[The exercise]: Would you pull out every line of the material that contains the string "chart"?

[Data excerpt]:
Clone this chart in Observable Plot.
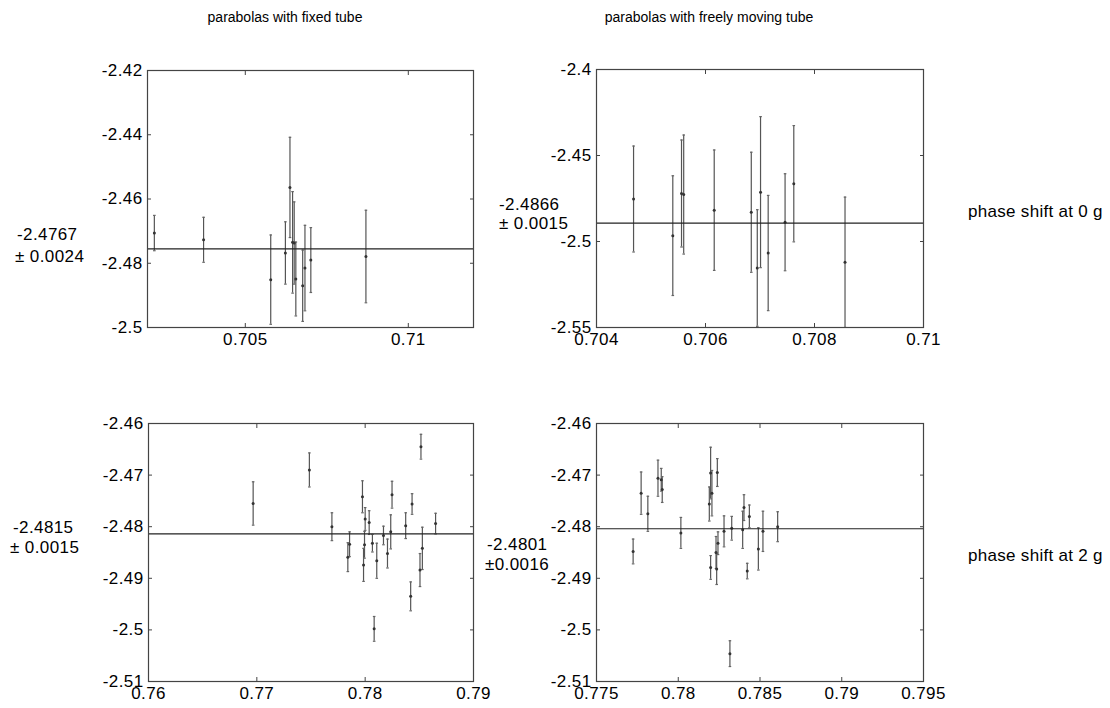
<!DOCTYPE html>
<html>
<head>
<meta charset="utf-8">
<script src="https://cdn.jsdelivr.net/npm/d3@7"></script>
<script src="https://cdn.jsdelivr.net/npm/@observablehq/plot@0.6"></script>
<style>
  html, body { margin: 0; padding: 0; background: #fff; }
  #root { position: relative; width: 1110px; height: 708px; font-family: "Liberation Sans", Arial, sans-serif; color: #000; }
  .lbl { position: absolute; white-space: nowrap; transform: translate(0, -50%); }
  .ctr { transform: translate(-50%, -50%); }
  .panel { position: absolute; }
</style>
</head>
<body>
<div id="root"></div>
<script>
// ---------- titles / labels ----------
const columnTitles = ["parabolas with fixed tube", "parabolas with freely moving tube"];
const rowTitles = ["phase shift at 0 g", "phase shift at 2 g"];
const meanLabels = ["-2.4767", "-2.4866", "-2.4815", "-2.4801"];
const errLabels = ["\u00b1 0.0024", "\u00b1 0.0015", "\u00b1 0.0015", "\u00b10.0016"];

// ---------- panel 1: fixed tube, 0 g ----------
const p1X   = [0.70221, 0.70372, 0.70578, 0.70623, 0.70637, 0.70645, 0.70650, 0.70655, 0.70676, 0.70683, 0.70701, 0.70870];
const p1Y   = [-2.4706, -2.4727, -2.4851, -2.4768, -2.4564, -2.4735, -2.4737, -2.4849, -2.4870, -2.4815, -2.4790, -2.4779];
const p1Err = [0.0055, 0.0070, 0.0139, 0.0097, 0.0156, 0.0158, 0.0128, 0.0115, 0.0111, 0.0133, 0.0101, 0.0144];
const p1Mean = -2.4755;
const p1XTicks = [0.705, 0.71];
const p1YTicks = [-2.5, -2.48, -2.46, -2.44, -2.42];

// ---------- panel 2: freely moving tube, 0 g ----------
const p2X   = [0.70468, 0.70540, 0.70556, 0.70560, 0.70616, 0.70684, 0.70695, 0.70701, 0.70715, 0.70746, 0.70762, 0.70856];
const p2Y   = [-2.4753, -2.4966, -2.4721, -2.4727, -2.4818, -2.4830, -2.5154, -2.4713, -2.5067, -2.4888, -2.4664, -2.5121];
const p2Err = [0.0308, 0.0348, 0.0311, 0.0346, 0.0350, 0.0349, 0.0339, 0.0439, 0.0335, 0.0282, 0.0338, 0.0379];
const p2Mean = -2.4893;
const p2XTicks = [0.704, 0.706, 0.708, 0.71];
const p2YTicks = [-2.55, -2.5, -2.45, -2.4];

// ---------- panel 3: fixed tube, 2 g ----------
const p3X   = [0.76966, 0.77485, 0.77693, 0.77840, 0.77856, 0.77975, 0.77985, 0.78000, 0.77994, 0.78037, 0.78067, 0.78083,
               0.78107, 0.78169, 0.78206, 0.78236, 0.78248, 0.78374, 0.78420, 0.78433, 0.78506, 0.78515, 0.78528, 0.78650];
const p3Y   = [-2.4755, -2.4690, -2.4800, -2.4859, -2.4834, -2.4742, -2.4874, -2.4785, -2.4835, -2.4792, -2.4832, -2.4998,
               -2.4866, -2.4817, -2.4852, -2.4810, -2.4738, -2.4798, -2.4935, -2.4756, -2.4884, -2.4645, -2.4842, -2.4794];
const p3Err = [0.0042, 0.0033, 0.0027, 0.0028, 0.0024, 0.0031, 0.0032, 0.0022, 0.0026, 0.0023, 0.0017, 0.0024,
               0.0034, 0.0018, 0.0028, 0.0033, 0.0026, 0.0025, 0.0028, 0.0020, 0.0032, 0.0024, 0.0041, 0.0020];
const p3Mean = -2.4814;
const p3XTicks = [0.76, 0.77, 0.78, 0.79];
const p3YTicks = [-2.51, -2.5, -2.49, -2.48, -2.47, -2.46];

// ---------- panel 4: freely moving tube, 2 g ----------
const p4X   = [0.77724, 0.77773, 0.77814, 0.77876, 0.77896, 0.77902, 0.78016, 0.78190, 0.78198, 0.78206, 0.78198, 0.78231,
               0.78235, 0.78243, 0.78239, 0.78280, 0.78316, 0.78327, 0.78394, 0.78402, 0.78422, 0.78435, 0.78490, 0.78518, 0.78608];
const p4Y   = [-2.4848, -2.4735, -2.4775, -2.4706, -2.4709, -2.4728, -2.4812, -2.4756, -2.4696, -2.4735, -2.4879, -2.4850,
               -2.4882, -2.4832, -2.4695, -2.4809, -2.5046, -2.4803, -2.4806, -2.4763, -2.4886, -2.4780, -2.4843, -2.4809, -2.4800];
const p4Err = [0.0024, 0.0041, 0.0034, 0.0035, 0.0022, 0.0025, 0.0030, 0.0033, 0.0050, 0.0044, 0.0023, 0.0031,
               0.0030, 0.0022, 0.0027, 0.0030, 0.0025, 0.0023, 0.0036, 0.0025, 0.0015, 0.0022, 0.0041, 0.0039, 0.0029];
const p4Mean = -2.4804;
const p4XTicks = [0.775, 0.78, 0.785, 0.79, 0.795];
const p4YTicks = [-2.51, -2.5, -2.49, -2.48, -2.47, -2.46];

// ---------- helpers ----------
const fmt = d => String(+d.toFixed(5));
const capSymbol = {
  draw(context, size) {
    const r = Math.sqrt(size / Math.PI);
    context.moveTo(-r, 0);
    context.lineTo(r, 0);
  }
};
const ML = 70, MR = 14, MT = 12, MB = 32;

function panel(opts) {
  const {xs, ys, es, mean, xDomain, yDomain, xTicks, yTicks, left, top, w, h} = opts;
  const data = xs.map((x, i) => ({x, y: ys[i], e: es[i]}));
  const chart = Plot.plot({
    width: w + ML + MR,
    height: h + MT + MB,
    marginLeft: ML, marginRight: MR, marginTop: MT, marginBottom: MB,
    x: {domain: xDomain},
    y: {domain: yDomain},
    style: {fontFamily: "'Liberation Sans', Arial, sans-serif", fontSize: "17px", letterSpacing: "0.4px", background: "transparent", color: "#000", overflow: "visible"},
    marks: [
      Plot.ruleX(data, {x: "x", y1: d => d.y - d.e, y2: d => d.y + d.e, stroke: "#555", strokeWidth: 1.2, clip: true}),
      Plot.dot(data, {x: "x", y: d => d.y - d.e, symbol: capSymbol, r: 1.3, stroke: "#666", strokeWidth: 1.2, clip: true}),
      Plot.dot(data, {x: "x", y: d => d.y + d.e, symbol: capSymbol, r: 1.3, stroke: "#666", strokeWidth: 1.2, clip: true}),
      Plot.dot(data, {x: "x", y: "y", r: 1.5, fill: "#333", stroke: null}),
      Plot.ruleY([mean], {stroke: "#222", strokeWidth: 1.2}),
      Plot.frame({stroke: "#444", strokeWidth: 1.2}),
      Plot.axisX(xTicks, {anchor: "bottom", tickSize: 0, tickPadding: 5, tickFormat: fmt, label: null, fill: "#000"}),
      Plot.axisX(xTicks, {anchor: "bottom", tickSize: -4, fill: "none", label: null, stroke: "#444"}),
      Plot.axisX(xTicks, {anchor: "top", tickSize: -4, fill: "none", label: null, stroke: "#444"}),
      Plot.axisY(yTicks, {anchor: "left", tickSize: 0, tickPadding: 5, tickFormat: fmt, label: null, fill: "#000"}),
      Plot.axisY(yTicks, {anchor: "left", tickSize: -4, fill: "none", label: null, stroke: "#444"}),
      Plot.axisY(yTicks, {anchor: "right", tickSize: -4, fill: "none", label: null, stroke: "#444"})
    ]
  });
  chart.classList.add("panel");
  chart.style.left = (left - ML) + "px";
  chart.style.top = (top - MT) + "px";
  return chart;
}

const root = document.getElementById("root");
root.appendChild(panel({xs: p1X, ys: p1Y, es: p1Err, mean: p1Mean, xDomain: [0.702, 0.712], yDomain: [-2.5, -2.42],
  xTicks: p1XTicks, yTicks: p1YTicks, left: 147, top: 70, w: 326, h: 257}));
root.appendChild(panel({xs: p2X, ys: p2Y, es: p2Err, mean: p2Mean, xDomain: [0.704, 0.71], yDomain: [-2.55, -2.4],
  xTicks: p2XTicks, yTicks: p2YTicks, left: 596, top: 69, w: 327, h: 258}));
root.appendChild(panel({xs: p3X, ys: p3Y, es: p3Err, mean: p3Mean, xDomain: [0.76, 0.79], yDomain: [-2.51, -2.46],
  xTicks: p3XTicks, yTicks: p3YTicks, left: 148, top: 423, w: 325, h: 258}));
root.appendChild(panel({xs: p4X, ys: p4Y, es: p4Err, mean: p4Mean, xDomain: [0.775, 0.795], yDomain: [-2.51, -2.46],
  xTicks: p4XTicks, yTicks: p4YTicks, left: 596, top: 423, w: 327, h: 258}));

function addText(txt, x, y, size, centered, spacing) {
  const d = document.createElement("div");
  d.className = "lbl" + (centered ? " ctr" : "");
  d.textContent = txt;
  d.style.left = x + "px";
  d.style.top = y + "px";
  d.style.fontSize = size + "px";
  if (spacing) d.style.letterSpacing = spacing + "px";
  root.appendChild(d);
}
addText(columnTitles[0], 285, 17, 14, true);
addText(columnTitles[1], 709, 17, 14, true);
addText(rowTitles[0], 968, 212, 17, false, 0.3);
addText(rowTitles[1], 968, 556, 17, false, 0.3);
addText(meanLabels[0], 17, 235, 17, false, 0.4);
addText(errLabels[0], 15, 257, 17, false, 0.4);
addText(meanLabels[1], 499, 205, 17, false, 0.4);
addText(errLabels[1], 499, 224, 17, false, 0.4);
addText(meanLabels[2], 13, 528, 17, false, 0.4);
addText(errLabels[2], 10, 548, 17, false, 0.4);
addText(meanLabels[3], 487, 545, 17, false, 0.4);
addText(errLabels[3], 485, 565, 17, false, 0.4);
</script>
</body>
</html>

[Task result]:
Clone this chart in Observable Plot.
  const chart = Plot.plot({
  chart.classList.add("panel");
  chart.style.left = (left - ML) + "px";
  chart.style.top = (top - MT) + "px";
  return chart;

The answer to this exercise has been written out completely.